Action movies notwithstanding, a steady and grounded position undergirds all successful shooting. This provides for the least amount of distortion when evaluating the target. Whether standing, seated or semi-prostrate, positioning – from handgrip to elbow orientation – is a foundational factor impacting whether bullet or shot meets the target. How does the stock play a role in this vital element of firing performance? A crucial point of contact between gun and shooter is the cheek weld, where cheek meets the comb of the stock. Arguably, not all combs are created equal and some are less hospitable to consistent cheek weld position than others. In these cases, hitting the mark will likewise be inconsistent because sight picture will keep changing.

#2: Butt Position

The stock butt of the rifle or shotgun can be considered the primary point of contact with the body. As such, the butt position will determine how recoil gets absorbed by the shooter. Secured in the shoulder pocket, the butt plate was curved in design because it was thought to correspond to its shoulder placement. Yet this became painful for shooters as the ballistic power of guns intensified. Longer and wider butt plates offer larger surface over which recoil force can disseminate. Rubber padding also buffers recoil brunt.

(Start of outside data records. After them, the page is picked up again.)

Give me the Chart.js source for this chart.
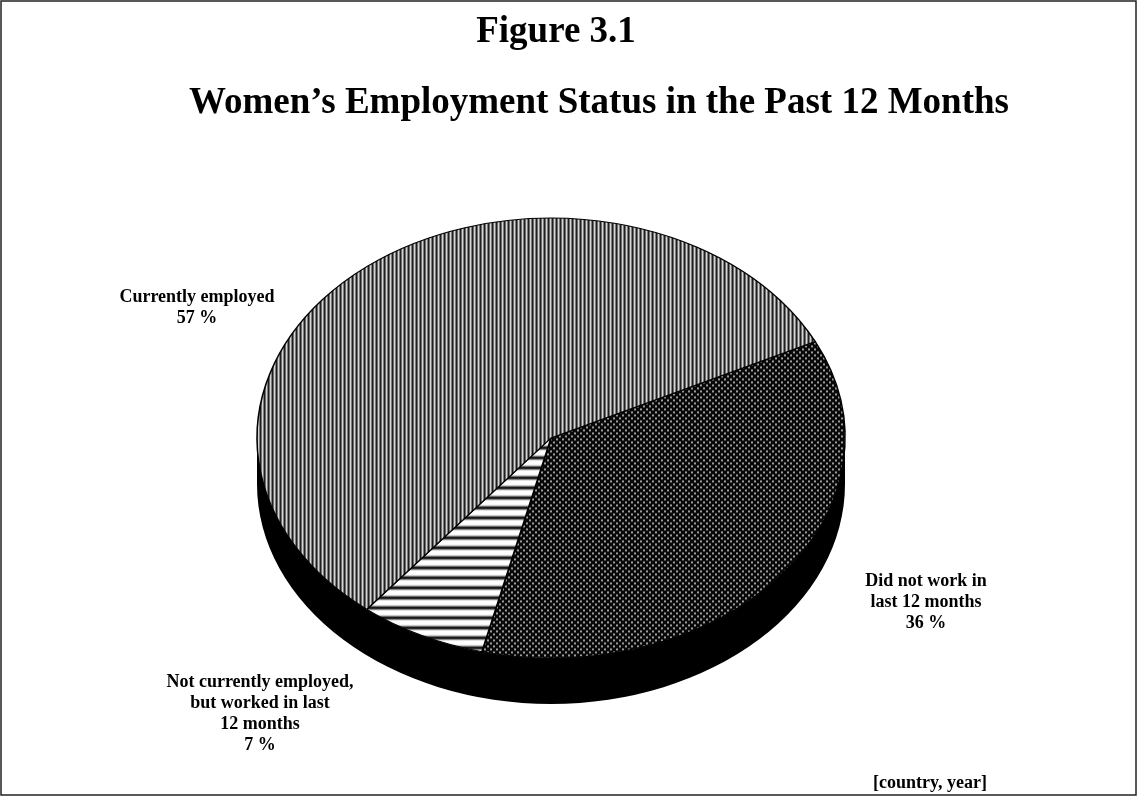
<!DOCTYPE html>
<html>
<head>
<meta charset="utf-8">
<title>Figure 3.1</title>
<script src="https://cdn.jsdelivr.net/npm/chart.js@4.4.0/dist/chart.umd.min.js"></script>
<style>
  html, body { margin: 0; padding: 0; background: #fff; }
  #chart { display: block; }
</style>
</head>
<body>
<canvas id="chart" width="1137" height="798"></canvas>
<script>
// --- data ---
const categories = [
    'Did not work in last 12 months',
    'Not currently employed, but worked in last 12 months',
    'Currently employed'
];
const percents = [36, 7, 57];
const labelLines = [
    ['Did not work in', 'last 12 months'],
    ['Not currently employed,', 'but worked in last', '12 months'],
    ['Currently employed']
];
const figureTitle = 'Figure 3.1';
const chartTitle = 'Women’s Employment Status in the Past 12 Months';
const sourceNote = '[country, year]';

// --- layout ---
const TILT = 0.748;        // vertical squash of the pie top
const DEPTH = 46;          // thickness of the pie wall
const START_ROTATION = 64; // degrees, first slice starts up-right
const FONT = '"Liberation Serif", "Times New Roman", serif';
// label anchors relative to the pie centre: [centre x, first baseline y]
const labelOffsets = [[375, 148], [-291, 249], [-354, -136]];
const LINE_HEIGHT = 21;

// --- fill patterns (drawn in screen pixels, undoing the tilt) ---
function makePattern(w, h, paint) {
    const tile = document.createElement('canvas');
    tile.width = w;
    tile.height = h;
    const t = tile.getContext('2d');
    paint(t);
    const p = t.createPattern(tile, 'repeat');
    p.setTransform(new DOMMatrix().scale(1, 1 / TILT));
    return p;
}

const vStripes = makePattern(4, 1, t => {
    ['#1e1e1e', '#6e6e6e', '#d4d4d4', '#7e7e7e'].forEach((c, i) => {
        t.fillStyle = c;
        t.fillRect(i, 0, 1, 1);
    });
});

const hStripes = makePattern(1, 10, t => {
    ['#fff', '#fff', '#fff', '#fff', '#f0f0f0', '#b0b0b0', '#404040', '#000', '#404040', '#b0b0b0']
        .forEach((c, i) => {
            t.fillStyle = c;
            t.fillRect(0, i, 1, 1);
        });
});

// grey dots on black, staggered rows
const dots = makePattern(6, 6, t => {
    t.fillStyle = '#080808';
    t.fillRect(0, 0, 6, 6);
    [[1, 1], [4, 4]].forEach(([px, py]) => {
        t.fillStyle = '#9c9c9c';
        t.fillRect(px, py, 2, 2);
    });
});

// squashes the pie into an ellipse and gives it a black wall
const pie3d = {
    id: 'pie3d',
    beforeDatasetsDraw(chart) {
        const ctx = chart.ctx;
        const arc = chart.getDatasetMeta(0).data[0];
        const { x, y, outerRadius: r } = arc;
        const ry = r * TILT;

        ctx.save();
        ctx.fillStyle = '#000';
        ctx.beginPath();
        ctx.ellipse(x, y + DEPTH, r, ry, 0, 0, Math.PI);
        ctx.lineTo(x - r, y);
        ctx.ellipse(x, y, r, ry, 0, Math.PI, 0, true);
        ctx.closePath();
        ctx.fill();
        ctx.restore();

        ctx.save();
        ctx.translate(x, y);
        ctx.scale(1, TILT);
        ctx.translate(-x, -y);
    },
    afterDatasetsDraw(chart) {
        chart.ctx.restore();
    }
};

// titles, slice labels, note and frame
const captions = {
    id: 'captions',
    afterDraw(chart) {
        const ctx = chart.ctx;
        const arc = chart.getDatasetMeta(0).data[0];
        ctx.save();
        ctx.fillStyle = '#000';
        ctx.textAlign = 'center';
        ctx.textBaseline = 'alphabetic';

        ctx.font = `bold 37px ${FONT}`;
        ctx.fillText(figureTitle, 556, 42);
        ctx.fillText(chartTitle, 599, 113);

        ctx.font = `bold 18px ${FONT}`;
        percents.forEach((v, i) => {
            const [dx, dy] = labelOffsets[i];
            const lines = [...labelLines[i], `${v} %`];
            lines.forEach((s, k) => ctx.fillText(s, arc.x + dx, arc.y + dy + k * LINE_HEIGHT));
        });

        ctx.textAlign = 'left';
        ctx.fillText(sourceNote, 873, 788);

        ctx.strokeStyle = '#222';
        ctx.lineWidth = 1.5;
        ctx.strokeRect(1, 1, chart.width - 2, 794);
        ctx.restore();
    }
};

new Chart(document.getElementById('chart'), {
    type: 'pie',
    data: {
        labels: categories,
        datasets: [{
            data: percents,
            backgroundColor: [dots, hStripes, vStripes],
            borderColor: '#000',
            borderWidth: 1.5
        }]
    },
    options: {
        responsive: false,
        animation: false,
        events: [],
        rotation: START_ROTATION,
        radius: 294,
        layout: { padding: { left: 257, right: 292, top: 144, bottom: 66 } },
        plugins: {
            legend: { display: false },
            tooltip: { enabled: false }
        }
    },
    plugins: [pie3d, captions]
});
</script>
</body>
</html>
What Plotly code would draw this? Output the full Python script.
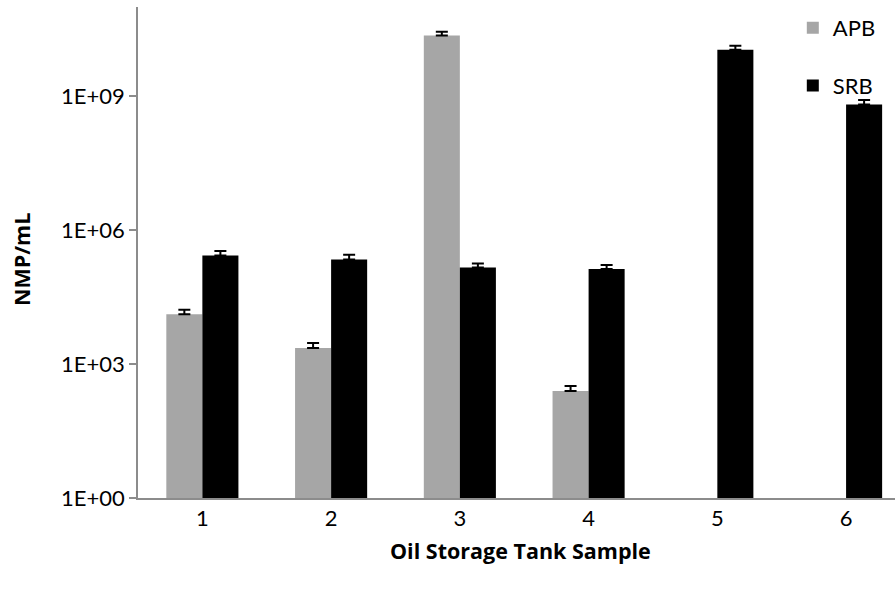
import plotly.graph_objects as go

categories = ["1", "2", "3", "4", "5", "6"]
apb_values = [1.3e4, 2.3e3, 2.3e10, 2.5e2, None, None]
apb_errors = [3.4e3, 6.5e2, 5.0e9, 7.4e1, None, None]
srb_values = [2.7e5, 2.2e5, 1.45e5, 1.35e5, 1.1e10, 6.5e8]
srb_errors = [7.0e4, 6.0e4, 3.5e4, 3.1e4, 2.5e9, 1.8e8]
y_tickvals = [1, 1e3, 1e6, 1e9]
y_ticktext = ["1E+00", "1E+03", "1E+06", "1E+09"]

FONT = "Lato"
FS = 22
TFONT = "Open Sans"
TFS = 21.5

fig = go.Figure()
fig.add_trace(go.Bar(
    name="APB", x=categories, y=apb_values, marker_color="#A6A6A6",
    marker_line_width=0, legendgroup="a",
    error_y=dict(type="data", symmetric=False, array=apb_errors,
                 arrayminus=[0] * len(apb_errors), color="black",
                 thickness=2, width=6),
))
fig.add_trace(go.Bar(
    name="SRB", x=categories, y=srb_values, marker_color="#000000",
    marker_line_width=0, legendgroup="b",
    error_y=dict(type="data", symmetric=False, array=srb_errors,
                 arrayminus=[0] * len(srb_errors), color="black",
                 thickness=2, width=6),
))

fig.update_layout(
    width=895, height=589,
    margin=dict(l=137.5, r=0, t=7, b=91),
    plot_bgcolor="white", paper_bgcolor="white",
    barmode="group", bargap=0.44, bargroupgap=0,
    font=dict(family=FONT, size=FS, color="black"),
    showlegend=True,
    legend=dict(x=0.865, y=1.0, xanchor="left", yanchor="top",
                traceorder="grouped", tracegroupgap=26,
                font=dict(size=FS), bgcolor="rgba(0,0,0,0)"),
)
fig.update_xaxes(
    type="category", range=[-0.5, 5.38],
    showline=True, linecolor="#8C8C8C", linewidth=1.5,
    ticks="", showgrid=False, tickfont=dict(size=FS),
)
fig.update_yaxes(
    type="log", range=[0, 11],
    tickvals=y_tickvals, ticktext=y_ticktext,
    showline=True, linecolor="#8C8C8C", linewidth=1.5,
    ticks="outside", ticklen=7, tickcolor="#8C8C8C", tickwidth=1.5,
    showgrid=False, zeroline=False, tickfont=dict(size=FS),
)
fig.add_annotation(text="<b>NMP/mL</b>", xref="paper", yref="paper",
                   x=-0.153, y=0.485, textangle=-90, showarrow=False,
                   font=dict(size=TFS, family=TFONT), xanchor="center", yanchor="middle")
fig.add_annotation(text="<b>Oil Storage Tank Sample</b>", xref="paper", yref="paper",
                   x=0.505, y=-0.107, showarrow=False,
                   font=dict(size=TFS, family=TFONT), xanchor="center", yanchor="middle")

fig.write_html("out.html")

Needless to say, the diminishing of rearward thrust makes for more accurate shooting.

#3: Action Interaction

The junction of stock and shooter are important. So too is the contact between the stock and the action. When locations on the stock apply too much force against the action, it creates instability in the barrel thereby undermining precision. Many inadequate stocks affect the action such that it will never return to the same location after recoil. This is why resin bedding is frequently inserted into the stock – to foster uniform pressure from stock to action. Again, this adversely influences consistency and accuracy. Bedding is a corrective against this problem. To be fair, some experienced shooters dispute the benefits of bedding.

#4: Braving the Elements

One thing — among many — that can seriously impede a rifle’s performance is weather. By and large, wooden stocks, though beautiful to behold, are notorious for allowing moisture to creep into the works. One option is to replace wooden gunstocks with synthetic ones or those composed of composite materials. Fiber re-enforced plastics, also called fiberglass, are well-known to resist fluctuations in temperature and humidity. For those addicted to the handsome wooden stocks, laminating them should be a priority.

Getting a Grip

A rifle or shotgun is of little use to a shooter with no control. The grip of the gunstock must be comfortable for steady and dependable accuracy. Opinions vary on whether a more angled pistol (-shaped) grip is superior to a vertical grip. Most of the arguments come from gun use purposes and shooting environment. There is no disagreement, though, about how comfort impacts performance, especially in terms of recoil control.